_REQUIREMENT_
Repeat each line of the material below exactly as it appears, minus any pictures.

+--

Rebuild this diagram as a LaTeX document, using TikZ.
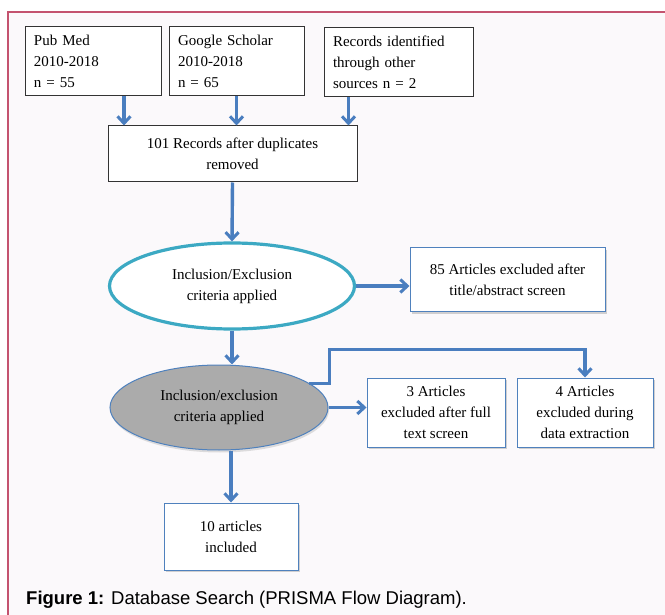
\documentclass[tikz,border=0pt]{standalone}
\usepackage{fontspec}
\setmainfont{Liberation Serif}
\newfontfamily\capfont{Liberation Sans}
\usepackage{tikz}
\usetikzlibrary{positioning,arrows.meta,shadows,shapes.geometric}

\definecolor{flowblue}{HTML}{4A7EBF}
\definecolor{edgeblue}{HTML}{4F81BD}
\definecolor{ringteal}{HTML}{3CA9C3}
\definecolor{framepink}{HTML}{C4536F}
\definecolor{paper}{HTML}{FBF9FB}

\tikzset{
  srcbox/.style={draw=black!80, line width=1pt, fill=white, align=left,
    text width=#1, minimum height=69pt, inner xsep=9pt},
  dupbox/.style={draw=black!80, line width=1pt, fill=white, align=center,
    minimum width=249pt, minimum height=56pt},
  outbox/.style={draw=edgeblue, line width=1pt, fill=white, align=center,
    drop shadow={shadow xshift=1.5pt, shadow yshift=-2pt, fill=black!35}},
  flow/.style={draw=flowblue, line width=3.4pt,
    -{Straight Barb[length=7pt,width=13pt,line width=3pt]}},
}

\begin{document}
\begin{tikzpicture}[x=1pt,y=-1pt, font=\fontsize{15}{21}\selectfont]
\useasboundingbox (0,0) rectangle (665,615);
\fill[paper] (8,12) rectangle (690,640);
\draw[framepink, line width=1.4pt] (8,640) -- (8,12) -- (690,12);

% sources
\node[srcbox=118pt] (pubmed) at (93,61.5) {Pub Med\\2010-2018\\n = 55};
\node[srcbox=117pt] (google) at (236.5,61.5) {Google Scholar\\2010-2018\\n = 65};
\node[srcbox=131pt] (other) at (398.5,62.5) {Records identified\\through other\\sources n = 2};
\node[dupbox] (dup) at (232.5,154) {101 Records after duplicates\\removed};

% screening
\node[ellipse, draw=ringteal, line width=3.2pt, fill=white, align=center,
  minimum width=245pt, minimum height=86pt] (incl1) at (232,286)
  {Inclusion/Exclusion\\criteria applied};
\node[outbox, minimum width=195pt, minimum height=64pt] (excl85) at (507.5,280)
  {85 Articles excluded after\\title/abstract screen};
\node[ellipse, draw=edgeblue, line width=1pt, fill=black!33, align=center,
  minimum width=218pt, minimum height=85pt,
  drop shadow={shadow xshift=1pt, shadow yshift=-2.5pt, fill=black!25}] (incl2) at (219,407.5)
  {Inclusion/exclusion\\criteria applied};
\node[outbox, minimum width=138pt, minimum height=69pt] (excl3) at (436,412.5)
  {3 Articles\\excluded after full\\text screen};
\node[outbox, minimum width=136pt, minimum height=69pt] (excl4) at (585,412.5)
  {4 Articles\\excluded during\\data extraction};
\node[outbox, minimum width=134pt, minimum height=67pt] (incl10) at (231,536.5)
  {10 articles\\included};

% connectors
\draw[flow] ([xshift=31pt]pubmed.south) -- ([xshift=31pt]pubmed.south |- dup.north);
\draw[flow] (google.south) -- (google.south |- dup.north);
\draw[flow] ([xshift=-50pt]other.south) -- ([xshift=-50pt]other.south |- dup.north);
\draw[flow] (dup.south) -- (incl1.north);
\draw[flow] (incl1.east) -- (incl1.east -| excl85.west);
\draw[flow] (incl1.south) -- (incl1.south |- incl2.north);
\draw[flow] (incl2.east) -- (incl2.east -| excl3.west);
\draw[flow] (incl2.15) -- ++(20,0) |- ([yshift=28pt]excl4.north) -- (excl4.north);
\draw[flow] (incl10.north |- incl2.south) -- (incl10.north);

\node[anchor=base west, inner sep=0pt, font=\capfont\fontsize{18.5}{22}\selectfont] (caption) at (26,604)
  {\textbf{Figure 1:} Database Search (PRISMA Flow Diagram).};
\end{tikzpicture}
\end{document}
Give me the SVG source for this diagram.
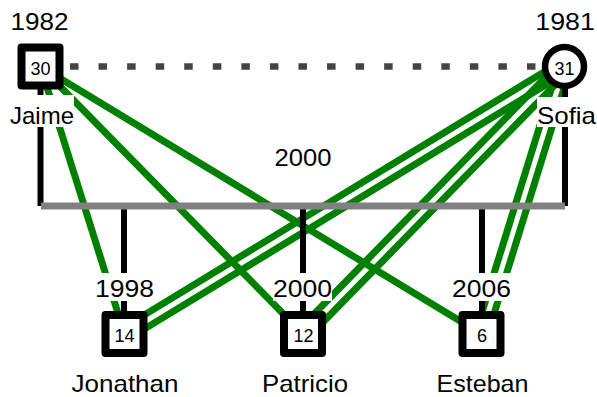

+--

_THE OUTPUT_
Rebuild this diagram as a LaTeX document, using TikZ.
\documentclass[tikz,border=0pt]{standalone}
\usepackage{fontspec}
\setmainfont{Liberation Serif}
\newfontfamily\capfont{Liberation Sans}
\usepackage{tikz}
\usetikzlibrary{positioning,arrows.meta,shadows,shapes.geometric}

\definecolor{flowblue}{HTML}{4A7EBF}
\definecolor{edgeblue}{HTML}{4F81BD}
\definecolor{ringteal}{HTML}{3CA9C3}
\definecolor{framepink}{HTML}{C4536F}
\definecolor{paper}{HTML}{FBF9FB}

\tikzset{
  srcbox/.style={draw=black!80, line width=1pt, fill=white, align=left,
    text width=#1, minimum height=69pt, inner xsep=9pt},
  dupbox/.style={draw=black!80, line width=1pt, fill=white, align=center,
    minimum width=249pt, minimum height=56pt},
  outbox/.style={draw=edgeblue, line width=1pt, fill=white, align=center,
    drop shadow={shadow xshift=1.5pt, shadow yshift=-2pt, fill=black!35}},
  flow/.style={draw=flowblue, line width=3.4pt,
    -{Straight Barb[length=7pt,width=13pt,line width=3pt]}},
}

\begin{document}
\begin{tikzpicture}[x=1pt,y=-1pt, font=\fontsize{15}{21}\selectfont]
\useasboundingbox (0,0) rectangle (665,615);
\fill[paper] (8,12) rectangle (690,640);
\draw[framepink, line width=1.4pt] (8,640) -- (8,12) -- (690,12);

% sources
\node[srcbox=118pt] (pubmed) at (93,61.5) {Pub Med\\2010-2018\\n = 55};
\node[srcbox=117pt] (google) at (236.5,61.5) {Google Scholar\\2010-2018\\n = 65};
\node[srcbox=131pt] (other) at (398.5,62.5) {Records identified\\through other\\sources n = 2};
\node[dupbox] (dup) at (232.5,154) {101 Records after duplicates\\removed};

% screening
\node[ellipse, draw=ringteal, line width=3.2pt, fill=white, align=center,
  minimum width=245pt, minimum height=86pt] (incl1) at (232,286)
  {Inclusion/Exclusion\\criteria applied};
\node[outbox, minimum width=195pt, minimum height=64pt] (excl85) at (507.5,280)
  {85 Articles excluded after\\title/abstract screen};
\node[ellipse, draw=edgeblue, line width=1pt, fill=black!33, align=center,
  minimum width=218pt, minimum height=85pt,
  drop shadow={shadow xshift=1pt, shadow yshift=-2.5pt, fill=black!25}] (incl2) at (219,407.5)
  {Inclusion/exclusion\\criteria applied};
\node[outbox, minimum width=138pt, minimum height=69pt] (excl3) at (436,412.5)
  {3 Articles\\excluded after full\\text screen};
\node[outbox, minimum width=136pt, minimum height=69pt] (excl4) at (585,412.5)
  {4 Articles\\excluded during\\data extraction};
\node[outbox, minimum width=134pt, minimum height=67pt] (incl10) at (231,536.5)
  {10 articles\\included};

% connectors
\draw[flow] ([xshift=31pt]pubmed.south) -- ([xshift=31pt]pubmed.south |- dup.north);
\draw[flow] (google.south) -- (google.south |- dup.north);
\draw[flow] ([xshift=-50pt]other.south) -- ([xshift=-50pt]other.south |- dup.north);
\draw[flow] (dup.south) -- (incl1.north);
\draw[flow] (incl1.east) -- (incl1.east -| excl85.west);
\draw[flow] (incl1.south) -- (incl1.south |- incl2.north);
\draw[flow] (incl2.east) -- (incl2.east -| excl3.west);
\draw[flow] (incl2.15) -- ++(20,0) |- ([yshift=28pt]excl4.north) -- (excl4.north);
\draw[flow] (incl10.north |- incl2.south) -- (incl10.north);

\node[anchor=base west, inner sep=0pt, font=\capfont\fontsize{18.5}{22}\selectfont] (caption) at (26,604)
  {\textbf{Figure 1:} Database Search (PRISMA Flow Diagram).};
\end{tikzpicture}
\end{document}
Give me the SVG source for this diagram.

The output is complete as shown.